Restate each of the lines below word for word and drop every picture.

*** Stored data ***

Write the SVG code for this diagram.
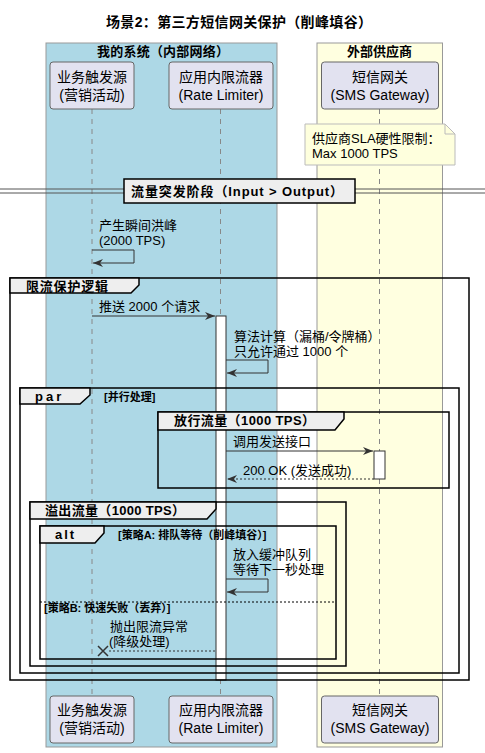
<svg xmlns="http://www.w3.org/2000/svg" width="485" height="753" viewBox="0 0 485 753">
<style>
text{font-family:"Liberation Sans","Noto Sans CJK SC",sans-serif;fill:#000}
.t{font-size:13px}
.p{font-size:14px;text-anchor:middle}
.b{font-weight:bold}
.s{font-size:11px;font-weight:bold}
.part{fill:#E2E2F0;stroke:#666;stroke-width:1}
.life{stroke:#888;stroke-width:1;stroke-dasharray:5,5}
.frame{fill:none;stroke:#000;stroke-width:1.5}
.tab{fill:#EEEEEE;stroke:#000;stroke-width:1.5}
.msg{stroke:#333;stroke-width:1;fill:none}
.dash{stroke-dasharray:2,2}
.act{fill:#fff;stroke:#333;stroke-width:1}
</style>
<defs>
<marker id="ah" markerWidth="11" markerHeight="8" refX="10" refY="4" orient="auto" markerUnits="userSpaceOnUse">
<path d="M0,0 L10,4 L0,8 L3,4 z" fill="#333"/>
</marker>
</defs>

<text x="106" y="27" class="b" font-size="14" textLength="266" lengthAdjust="spacing">场景2：第三方短信网关保护（削峰填谷）</text>

<g id="box-internal">
<rect x="46" y="43" width="231" height="704" fill="#ADD8E6" stroke="#999" stroke-width="1"/>
<text x="97" y="56" class="t b" textLength="132" lengthAdjust="spacing">我的系统（内部网络）</text>
</g>
<g id="box-vendor">
<rect x="317" y="43" width="125.5" height="704" fill="#FFFFE0" stroke="#999" stroke-width="1"/>
<text x="379.5" y="56" class="t b" text-anchor="middle">外部供应商</text>
</g>

<g id="lifelines">
<line x1="92" y1="109" x2="92" y2="696" class="life"/>
<line x1="220.5" y1="109" x2="220.5" y2="696" class="life"/>
<line x1="379.5" y1="109" x2="379.5" y2="696" class="life"/>
</g>

<g id="p-source">
<rect x="50" y="62" width="84" height="47" rx="3" class="part"/>
<text x="92" y="82" class="p">业务触发源</text>
<text x="92" y="100" class="p">(营销活动)</text>
<rect x="50" y="696" width="84" height="47" rx="3" class="part"/>
<text x="92" y="715" class="p">业务触发源</text>
<text x="92" y="733" class="p">(营销活动)</text>
</g>
<g id="p-limiter">
<rect x="169" y="62" width="104" height="47" rx="3" class="part"/>
<text x="221" y="82" class="p">应用内限流器</text>
<text x="221" y="100" class="p">(Rate Limiter)</text>
<rect x="169" y="696" width="104" height="47" rx="3" class="part"/>
<text x="221" y="715" class="p">应用内限流器</text>
<text x="221" y="733" class="p">(Rate Limiter)</text>
</g>
<g id="p-sms">
<rect x="321.5" y="62" width="117" height="47" rx="3" class="part"/>
<text x="380" y="82" class="p">短信网关</text>
<text x="380" y="100" class="p">(SMS Gateway)</text>
<rect x="321.5" y="696" width="117" height="47" rx="3" class="part"/>
<text x="380" y="715" class="p">短信网关</text>
<text x="380" y="733" class="p">(SMS Gateway)</text>
</g>

<g id="note-sla">
<path d="M305,124 H445 L455,134 V165 H305 Z" fill="#FEFFDD" stroke="#BBB" stroke-width="1"/>
<path d="M445,124 V134 H455" fill="none" stroke="#BBB" stroke-width="1"/>
<text x="312" y="143" class="t">供应商SLA硬性限制：</text>
<text x="312" y="158" class="t">Max 1000 TPS</text>
</g>

<g id="divider">
<line x1="0" y1="189" x2="485" y2="189" stroke="#555" stroke-width="1"/>
<line x1="0" y1="193" x2="485" y2="193" stroke="#555" stroke-width="1"/>
<rect x="124" y="179" width="231" height="24" fill="#EEEEEE" stroke="#000" stroke-width="1.5"/>
<text x="131" y="196" class="t b" textLength="212" lengthAdjust="spacing">流量突发阶段（Input &gt; Output）</text>
</g>

<g id="activations">
<rect x="216" y="316" width="10" height="364" class="act"/>
<rect x="374" y="451" width="11" height="28" class="act"/>
</g>

<g id="connectors">
<path d="M92,250 H134 V263 H93" class="msg" marker-end="url(#ah)"/>
<text x="99" y="230" class="t">产生瞬间洪峰</text>
<text x="99" y="245" class="t">(2000 TPS)</text>

<line x1="92" y1="316" x2="215" y2="316" class="msg" marker-end="url(#ah)"/>
<text x="99" y="311" class="t">推送 2000 个请求</text>

<path d="M226,360 H268 V373 H227" class="msg" marker-end="url(#ah)"/>
<text x="234" y="341" class="t">算法计算（漏桶/令牌桶）</text>
<text x="234" y="356" class="t">只允许通过 1000 个</text>

<line x1="226" y1="451" x2="373" y2="451" class="msg" marker-end="url(#ah)"/>
<text x="233" y="446" class="t">调用发送接口</text>

<line x1="374" y1="479" x2="227" y2="479" class="msg dash" marker-end="url(#ah)"/>
<text x="243" y="475" class="t">200 OK (发送成功)</text>

<path d="M226,579 H268 V592 H227" class="msg" marker-end="url(#ah)"/>
<text x="233" y="559" class="t">放入缓冲队列</text>
<text x="233" y="574" class="t">等待下一秒处理</text>

<line x1="215" y1="651" x2="107" y2="651" class="msg dash"/>
<path d="M98,646 L108,656 M108,646 L98,656" stroke="#333" stroke-width="1.5"/>
<text x="110" y="631" class="t">抛出限流异常</text>
<text x="109" y="646" class="t">(降级处理)</text>
</g>

<g id="group-protect">
<rect x="10" y="278" width="459" height="402" class="frame"/>
<path d="M10,278 H139 V285 L131,293 H10 Z" class="tab"/>
<text x="26" y="291" class="t b" textLength="82" lengthAdjust="spacing">限流保护逻辑</text>
</g>
<g id="group-par">
<rect x="20" y="388" width="439" height="285" class="frame"/>
<path d="M20,388 H90 V395 L80,404 H20 Z" class="tab"/>
<text x="35" y="401" class="t b" letter-spacing="3">par</text>
<text x="104" y="401" class="s">[并行处理]</text>
</g>
<g id="group-pass">
<rect x="158" y="412" width="291" height="76" class="frame"/>
<path d="M158,412 H344 V419 L335,430 H158 Z" class="tab"/>
<text x="174" y="425" class="t b" textLength="141" lengthAdjust="spacing">放行流量（1000 TPS）</text>
</g>
<g id="group-overflow">
<rect x="30" y="502" width="316" height="164" class="frame"/>
<path d="M30,502 H216 V509 L207,519 H30 Z" class="tab"/>
<text x="45" y="515" class="t b" textLength="140" lengthAdjust="spacing">溢出流量（1000 TPS）</text>
</g>
<g id="group-alt">
<rect x="40" y="526" width="296" height="133" class="frame"/>
<path d="M40,526 H104 V533 L95,543 H40 Z" class="tab"/>
<text x="55" y="539" class="t b" letter-spacing="2">alt</text>
<text x="118" y="539" class="s">[策略A: 排队等待（削峰填谷）]</text>
<line x1="40" y1="602" x2="336" y2="602" stroke="#000" stroke-width="1" stroke-dasharray="2,2"/>
<text x="44" y="612" class="s">[策略B: 快速失败（丢弃）]</text>
</g>
</svg>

***

▶ _Reply_
Write the SVG code for this diagram.
<svg xmlns="http://www.w3.org/2000/svg" width="485" height="753" viewBox="0 0 485 753">
<style>
text{font-family:"Liberation Sans","Noto Sans CJK SC",sans-serif;fill:#000}
.t{font-size:13px}
.p{font-size:14px;text-anchor:middle}
.b{font-weight:bold}
.s{font-size:11px;font-weight:bold}
.part{fill:#E2E2F0;stroke:#666;stroke-width:1}
.life{stroke:#888;stroke-width:1;stroke-dasharray:5,5}
.frame{fill:none;stroke:#000;stroke-width:1.5}
.tab{fill:#EEEEEE;stroke:#000;stroke-width:1.5}
.msg{stroke:#333;stroke-width:1;fill:none}
.dash{stroke-dasharray:2,2}
.act{fill:#fff;stroke:#333;stroke-width:1}
</style>
<defs>
<marker id="ah" markerWidth="11" markerHeight="8" refX="10" refY="4" orient="auto" markerUnits="userSpaceOnUse">
<path d="M0,0 L10,4 L0,8 L3,4 z" fill="#333"/>
</marker>
</defs>

<text x="106" y="27" class="b" font-size="14" textLength="266" lengthAdjust="spacing">场景2：第三方短信网关保护（削峰填谷）</text>

<g id="box-internal">
<rect x="46" y="43" width="231" height="704" fill="#ADD8E6" stroke="#999" stroke-width="1"/>
<text x="97" y="56" class="t b" textLength="132" lengthAdjust="spacing">我的系统（内部网络）</text>
</g>
<g id="box-vendor">
<rect x="317" y="43" width="125.5" height="704" fill="#FFFFE0" stroke="#999" stroke-width="1"/>
<text x="379.5" y="56" class="t b" text-anchor="middle">外部供应商</text>
</g>

<g id="lifelines">
<line x1="92" y1="109" x2="92" y2="696" class="life"/>
<line x1="220.5" y1="109" x2="220.5" y2="696" class="life"/>
<line x1="379.5" y1="109" x2="379.5" y2="696" class="life"/>
</g>

<g id="p-source">
<rect x="50" y="62" width="84" height="47" rx="3" class="part"/>
<text x="92" y="82" class="p">业务触发源</text>
<text x="92" y="100" class="p">(营销活动)</text>
<rect x="50" y="696" width="84" height="47" rx="3" class="part"/>
<text x="92" y="715" class="p">业务触发源</text>
<text x="92" y="733" class="p">(营销活动)</text>
</g>
<g id="p-limiter">
<rect x="169" y="62" width="104" height="47" rx="3" class="part"/>
<text x="221" y="82" class="p">应用内限流器</text>
<text x="221" y="100" class="p">(Rate Limiter)</text>
<rect x="169" y="696" width="104" height="47" rx="3" class="part"/>
<text x="221" y="715" class="p">应用内限流器</text>
<text x="221" y="733" class="p">(Rate Limiter)</text>
</g>
<g id="p-sms">
<rect x="321.5" y="62" width="117" height="47" rx="3" class="part"/>
<text x="380" y="82" class="p">短信网关</text>
<text x="380" y="100" class="p">(SMS Gateway)</text>
<rect x="321.5" y="696" width="117" height="47" rx="3" class="part"/>
<text x="380" y="715" class="p">短信网关</text>
<text x="380" y="733" class="p">(SMS Gateway)</text>
</g>

<g id="note-sla">
<path d="M305,124 H445 L455,134 V165 H305 Z" fill="#FEFFDD" stroke="#BBB" stroke-width="1"/>
<path d="M445,124 V134 H455" fill="none" stroke="#BBB" stroke-width="1"/>
<text x="312" y="143" class="t">供应商SLA硬性限制：</text>
<text x="312" y="158" class="t">Max 1000 TPS</text>
</g>

<g id="divider">
<line x1="0" y1="189" x2="485" y2="189" stroke="#555" stroke-width="1"/>
<line x1="0" y1="193" x2="485" y2="193" stroke="#555" stroke-width="1"/>
<rect x="124" y="179" width="231" height="24" fill="#EEEEEE" stroke="#000" stroke-width="1.5"/>
<text x="131" y="196" class="t b" textLength="212" lengthAdjust="spacing">流量突发阶段（Input &gt; Output）</text>
</g>

<g id="activations">
<rect x="216" y="316" width="10" height="364" class="act"/>
<rect x="374" y="451" width="11" height="28" class="act"/>
</g>

<g id="connectors">
<path d="M92,250 H134 V263 H93" class="msg" marker-end="url(#ah)"/>
<text x="99" y="230" class="t">产生瞬间洪峰</text>
<text x="99" y="245" class="t">(2000 TPS)</text>

<line x1="92" y1="316" x2="215" y2="316" class="msg" marker-end="url(#ah)"/>
<text x="99" y="311" class="t">推送 2000 个请求</text>

<path d="M226,360 H268 V373 H227" class="msg" marker-end="url(#ah)"/>
<text x="234" y="341" class="t">算法计算（漏桶/令牌桶）</text>
<text x="234" y="356" class="t">只允许通过 1000 个</text>

<line x1="226" y1="451" x2="373" y2="451" class="msg" marker-end="url(#ah)"/>
<text x="233" y="446" class="t">调用发送接口</text>

<line x1="374" y1="479" x2="227" y2="479" class="msg dash" marker-end="url(#ah)"/>
<text x="243" y="475" class="t">200 OK (发送成功)</text>

<path d="M226,579 H268 V592 H227" class="msg" marker-end="url(#ah)"/>
<text x="233" y="559" class="t">放入缓冲队列</text>
<text x="233" y="574" class="t">等待下一秒处理</text>

<line x1="215" y1="651" x2="107" y2="651" class="msg dash"/>
<path d="M98,646 L108,656 M108,646 L98,656" stroke="#333" stroke-width="1.5"/>
<text x="110" y="631" class="t">抛出限流异常</text>
<text x="109" y="646" class="t">(降级处理)</text>
</g>

<g id="group-protect">
<rect x="10" y="278" width="459" height="402" class="frame"/>
<path d="M10,278 H139 V285 L131,293 H10 Z" class="tab"/>
<text x="26" y="291" class="t b" textLength="82" lengthAdjust="spacing">限流保护逻辑</text>
</g>
<g id="group-par">
<rect x="20" y="388" width="439" height="285" class="frame"/>
<path d="M20,388 H90 V395 L80,404 H20 Z" class="tab"/>
<text x="35" y="401" class="t b" letter-spacing="3">par</text>
<text x="104" y="401" class="s">[并行处理]</text>
</g>
<g id="group-pass">
<rect x="158" y="412" width="291" height="76" class="frame"/>
<path d="M158,412 H344 V419 L335,430 H158 Z" class="tab"/>
<text x="174" y="425" class="t b" textLength="141" lengthAdjust="spacing">放行流量（1000 TPS）</text>
</g>
<g id="group-overflow">
<rect x="30" y="502" width="316" height="164" class="frame"/>
<path d="M30,502 H216 V509 L207,519 H30 Z" class="tab"/>
<text x="45" y="515" class="t b" textLength="140" lengthAdjust="spacing">溢出流量（1000 TPS）</text>
</g>
<g id="group-alt">
<rect x="40" y="526" width="296" height="133" class="frame"/>
<path d="M40,526 H104 V533 L95,543 H40 Z" class="tab"/>
<text x="55" y="539" class="t b" letter-spacing="2">alt</text>
<text x="118" y="539" class="s">[策略A: 排队等待（削峰填谷）]</text>
<line x1="40" y1="602" x2="336" y2="602" stroke="#000" stroke-width="1" stroke-dasharray="2,2"/>
<text x="44" y="612" class="s">[策略B: 快速失败（丢弃）]</text>
</g>
</svg>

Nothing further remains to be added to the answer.